Abstract

Sharding has been considered as a prominent approach to enhance the limited performance of blockchain. However, most sharding systems leverage a non-cooperative design, which lowers the fault tolerance resilience due to the decreased mining power as the consensus execution is limited to each separated shard. To this end, we present Benzene, a novel sharding system that enhances the performance by cooperation-based sharding while defending the per-shard security. First, we establish a double-chain architecture for function decoupling. This architecture separates transaction-recording functions from consensus-execution functions, thereby enabling the cross-shard cooperation during consensus execution while preserving the concurrency nature of sharding. Second, we design a cross-shard block verification mechanism leveraging Trusted Execution Environment (TEE), via which miners can verify blocks from other shards during the cooperation process with the minimized overheads. Finally, we design a voting-based consensus protocol for cross-shard cooperation. Transactions in each shard are confirmed by all shards that simultaneously cast votes, consequently achieving an enhanced fault tolerance and lowering the confirmation latency. We implement Benzene and conduct both prototype experiments and large-scale simulations to evaluate the performance of Benzene.
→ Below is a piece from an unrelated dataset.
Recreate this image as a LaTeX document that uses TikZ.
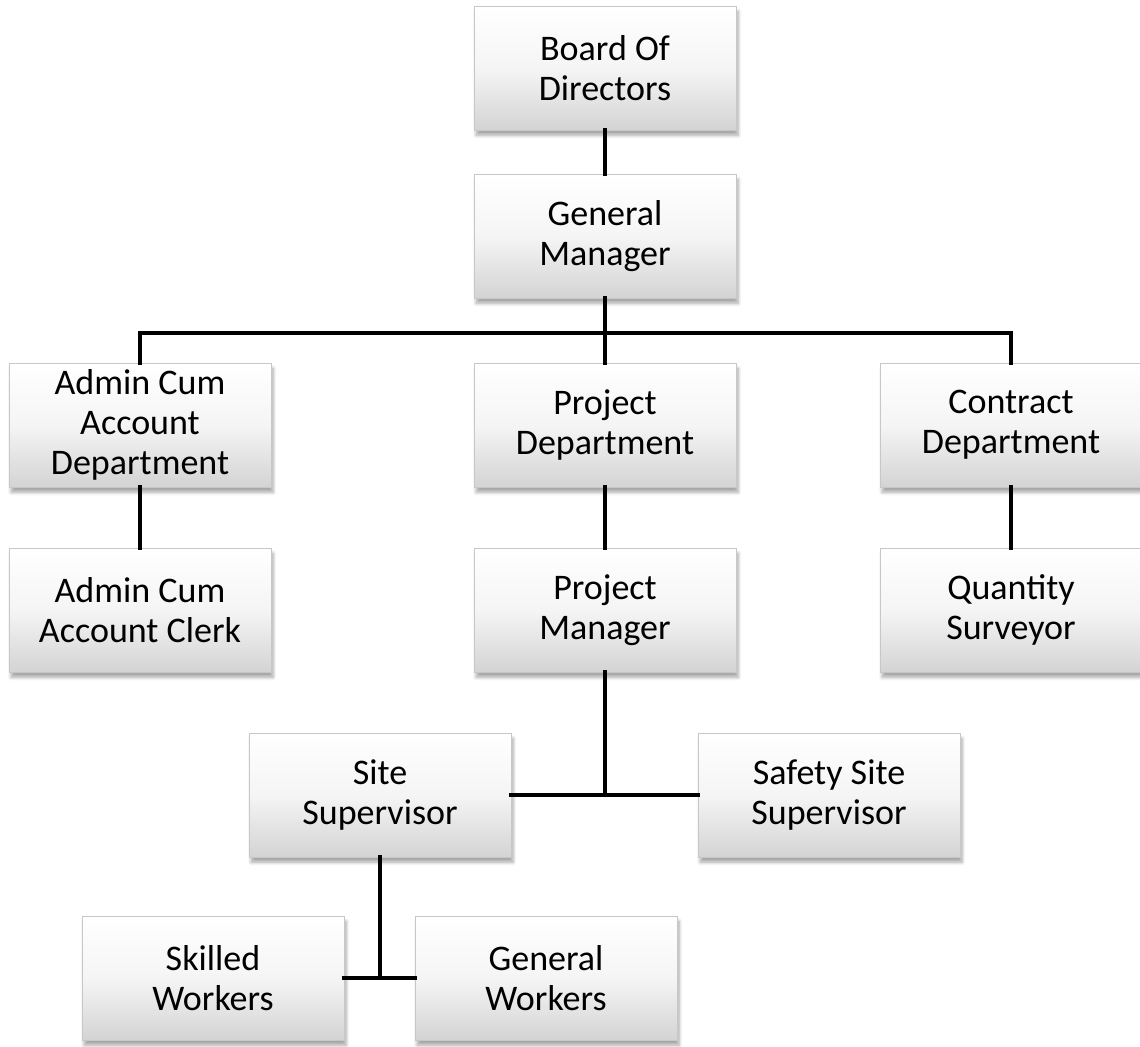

Results show that Benzene achieves superior performance than existing sharding/non-sharding blockchain protocols. In particular, Benzene achieves a linearly-improved throughput with the increased number of shards (e.g., 32,370 transactions per second with 50 shards) and maintains a lower confirmation latency than Bitcoin (with more than 50 shards). Meanwhile, Benzene maintains a fixed fault tolerance at 1/3 even with the increased number of shards.